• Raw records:
┏━━
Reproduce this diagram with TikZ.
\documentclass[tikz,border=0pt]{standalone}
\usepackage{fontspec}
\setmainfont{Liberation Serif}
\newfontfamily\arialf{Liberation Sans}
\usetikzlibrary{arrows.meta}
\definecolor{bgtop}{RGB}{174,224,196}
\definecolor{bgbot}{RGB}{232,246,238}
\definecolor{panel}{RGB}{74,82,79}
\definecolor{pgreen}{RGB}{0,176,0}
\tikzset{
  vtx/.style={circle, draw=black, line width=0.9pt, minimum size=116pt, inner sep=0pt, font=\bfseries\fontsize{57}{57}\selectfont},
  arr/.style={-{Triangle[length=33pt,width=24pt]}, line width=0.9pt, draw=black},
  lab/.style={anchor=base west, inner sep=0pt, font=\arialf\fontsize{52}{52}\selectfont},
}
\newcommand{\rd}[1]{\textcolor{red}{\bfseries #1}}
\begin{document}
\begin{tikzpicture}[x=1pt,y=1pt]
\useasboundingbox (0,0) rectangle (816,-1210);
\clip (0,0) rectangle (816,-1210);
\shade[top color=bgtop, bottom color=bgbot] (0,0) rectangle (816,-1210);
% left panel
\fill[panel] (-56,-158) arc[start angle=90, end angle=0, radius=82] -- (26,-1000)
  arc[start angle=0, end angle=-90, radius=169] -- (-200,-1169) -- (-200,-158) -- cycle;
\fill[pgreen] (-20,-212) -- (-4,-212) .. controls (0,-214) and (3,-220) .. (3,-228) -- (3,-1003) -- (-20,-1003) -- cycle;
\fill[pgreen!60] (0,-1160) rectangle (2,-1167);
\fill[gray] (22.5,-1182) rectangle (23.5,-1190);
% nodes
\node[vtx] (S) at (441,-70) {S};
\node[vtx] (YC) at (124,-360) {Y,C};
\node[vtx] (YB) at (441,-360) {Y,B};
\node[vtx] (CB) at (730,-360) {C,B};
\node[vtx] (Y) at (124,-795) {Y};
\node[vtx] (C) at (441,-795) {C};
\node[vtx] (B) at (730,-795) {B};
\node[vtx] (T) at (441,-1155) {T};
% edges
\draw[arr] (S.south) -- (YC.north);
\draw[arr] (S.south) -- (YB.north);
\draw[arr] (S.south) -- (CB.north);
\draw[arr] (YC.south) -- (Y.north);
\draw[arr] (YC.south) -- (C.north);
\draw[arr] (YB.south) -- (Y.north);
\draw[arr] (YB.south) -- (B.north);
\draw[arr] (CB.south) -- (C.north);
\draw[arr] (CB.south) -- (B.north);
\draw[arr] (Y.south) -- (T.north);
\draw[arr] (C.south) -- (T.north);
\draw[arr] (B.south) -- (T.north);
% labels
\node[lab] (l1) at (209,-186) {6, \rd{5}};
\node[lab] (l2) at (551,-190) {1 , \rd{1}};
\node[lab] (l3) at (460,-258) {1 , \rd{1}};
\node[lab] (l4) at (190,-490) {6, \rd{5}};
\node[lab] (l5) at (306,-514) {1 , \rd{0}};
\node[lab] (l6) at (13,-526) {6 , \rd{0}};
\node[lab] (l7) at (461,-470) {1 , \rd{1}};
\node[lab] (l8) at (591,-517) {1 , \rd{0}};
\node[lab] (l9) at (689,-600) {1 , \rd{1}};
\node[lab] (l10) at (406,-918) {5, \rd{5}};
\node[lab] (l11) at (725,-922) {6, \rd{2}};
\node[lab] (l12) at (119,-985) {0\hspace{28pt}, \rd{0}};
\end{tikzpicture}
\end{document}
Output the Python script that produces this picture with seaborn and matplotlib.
┗━━
┏━━
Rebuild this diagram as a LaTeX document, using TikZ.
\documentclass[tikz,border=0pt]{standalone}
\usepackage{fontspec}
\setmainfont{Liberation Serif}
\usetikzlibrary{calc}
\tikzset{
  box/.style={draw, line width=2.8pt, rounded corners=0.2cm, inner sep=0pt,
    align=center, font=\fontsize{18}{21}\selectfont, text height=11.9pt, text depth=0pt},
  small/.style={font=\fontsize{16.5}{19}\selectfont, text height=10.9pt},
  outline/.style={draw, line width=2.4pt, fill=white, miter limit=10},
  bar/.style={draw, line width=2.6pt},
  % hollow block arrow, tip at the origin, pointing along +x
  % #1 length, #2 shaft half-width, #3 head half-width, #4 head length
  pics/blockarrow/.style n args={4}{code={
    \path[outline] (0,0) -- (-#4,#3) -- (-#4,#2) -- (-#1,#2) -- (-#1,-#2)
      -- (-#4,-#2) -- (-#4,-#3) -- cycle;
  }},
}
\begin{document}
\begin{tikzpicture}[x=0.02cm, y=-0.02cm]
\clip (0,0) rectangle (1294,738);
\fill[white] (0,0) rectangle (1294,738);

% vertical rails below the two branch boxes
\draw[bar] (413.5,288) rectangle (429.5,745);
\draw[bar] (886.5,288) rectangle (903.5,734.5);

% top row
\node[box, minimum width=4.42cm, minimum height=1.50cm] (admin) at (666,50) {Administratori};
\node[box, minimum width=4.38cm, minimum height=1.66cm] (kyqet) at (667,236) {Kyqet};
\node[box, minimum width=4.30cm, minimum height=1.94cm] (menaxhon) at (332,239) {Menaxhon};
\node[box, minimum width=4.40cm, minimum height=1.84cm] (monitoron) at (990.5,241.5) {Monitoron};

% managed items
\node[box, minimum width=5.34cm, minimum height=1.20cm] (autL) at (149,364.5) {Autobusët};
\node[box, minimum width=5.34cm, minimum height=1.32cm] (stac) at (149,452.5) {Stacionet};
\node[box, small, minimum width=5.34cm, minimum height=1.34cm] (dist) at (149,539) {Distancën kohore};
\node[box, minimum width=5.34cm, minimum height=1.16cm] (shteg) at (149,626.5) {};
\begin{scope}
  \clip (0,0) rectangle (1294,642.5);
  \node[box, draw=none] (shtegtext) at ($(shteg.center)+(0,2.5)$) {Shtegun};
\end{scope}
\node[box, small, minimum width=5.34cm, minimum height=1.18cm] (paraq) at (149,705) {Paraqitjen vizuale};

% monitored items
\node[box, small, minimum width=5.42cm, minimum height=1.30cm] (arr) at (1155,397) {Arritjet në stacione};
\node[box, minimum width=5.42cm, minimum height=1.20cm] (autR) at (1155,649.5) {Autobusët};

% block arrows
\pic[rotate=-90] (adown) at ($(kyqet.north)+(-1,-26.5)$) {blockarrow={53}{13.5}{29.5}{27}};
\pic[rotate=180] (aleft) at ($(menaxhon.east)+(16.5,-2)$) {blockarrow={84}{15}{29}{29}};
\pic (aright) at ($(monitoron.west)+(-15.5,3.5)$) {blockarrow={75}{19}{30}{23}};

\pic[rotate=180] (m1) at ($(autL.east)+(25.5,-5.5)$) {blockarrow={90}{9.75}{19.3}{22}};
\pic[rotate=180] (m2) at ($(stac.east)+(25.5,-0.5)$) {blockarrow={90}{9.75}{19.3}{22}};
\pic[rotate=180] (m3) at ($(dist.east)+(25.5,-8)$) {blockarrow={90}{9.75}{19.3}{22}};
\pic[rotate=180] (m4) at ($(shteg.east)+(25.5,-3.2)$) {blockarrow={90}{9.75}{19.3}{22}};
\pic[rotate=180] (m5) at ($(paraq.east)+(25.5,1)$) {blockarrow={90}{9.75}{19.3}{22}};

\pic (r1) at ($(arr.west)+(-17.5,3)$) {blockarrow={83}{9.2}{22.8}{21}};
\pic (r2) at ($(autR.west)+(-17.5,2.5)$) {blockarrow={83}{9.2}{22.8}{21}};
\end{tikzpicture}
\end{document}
┗━━
• Directions for this task: Your task is to repeat the lines from the one containing "Rebuild this diagram" to the one containing "minimum width=4.40cm, minimum", both lines included. Leave out every other line.

• Task solution:
Rebuild this diagram as a LaTeX document, using TikZ.
\documentclass[tikz,border=0pt]{standalone}
\usepackage{fontspec}
\setmainfont{Liberation Serif}
\usetikzlibrary{calc}
\tikzset{
  box/.style={draw, line width=2.8pt, rounded corners=0.2cm, inner sep=0pt,
    align=center, font=\fontsize{18}{21}\selectfont, text height=11.9pt, text depth=0pt},
  small/.style={font=\fontsize{16.5}{19}\selectfont, text height=10.9pt},
  outline/.style={draw, line width=2.4pt, fill=white, miter limit=10},
  bar/.style={draw, line width=2.6pt},
  % hollow block arrow, tip at the origin, pointing along +x
  % #1 length, #2 shaft half-width, #3 head half-width, #4 head length
  pics/blockarrow/.style n args={4}{code={
    \path[outline] (0,0) -- (-#4,#3) -- (-#4,#2) -- (-#1,#2) -- (-#1,-#2)
      -- (-#4,-#2) -- (-#4,-#3) -- cycle;
  }},
}
\begin{document}
\begin{tikzpicture}[x=0.02cm, y=-0.02cm]
\clip (0,0) rectangle (1294,738);
\fill[white] (0,0) rectangle (1294,738);

% vertical rails below the two branch boxes
\draw[bar] (413.5,288) rectangle (429.5,745);
\draw[bar] (886.5,288) rectangle (903.5,734.5);

% top row
\node[box, minimum width=4.42cm, minimum height=1.50cm] (admin) at (666,50) {Administratori};
\node[box, minimum width=4.38cm, minimum height=1.66cm] (kyqet) at (667,236) {Kyqet};
\node[box, minimum width=4.30cm, minimum height=1.94cm] (menaxhon) at (332,239) {Menaxhon};
\node[box, minimum width=4.40cm, minimum height=1.84cm] (monitoron) at (990.5,241.5) {Monitoron};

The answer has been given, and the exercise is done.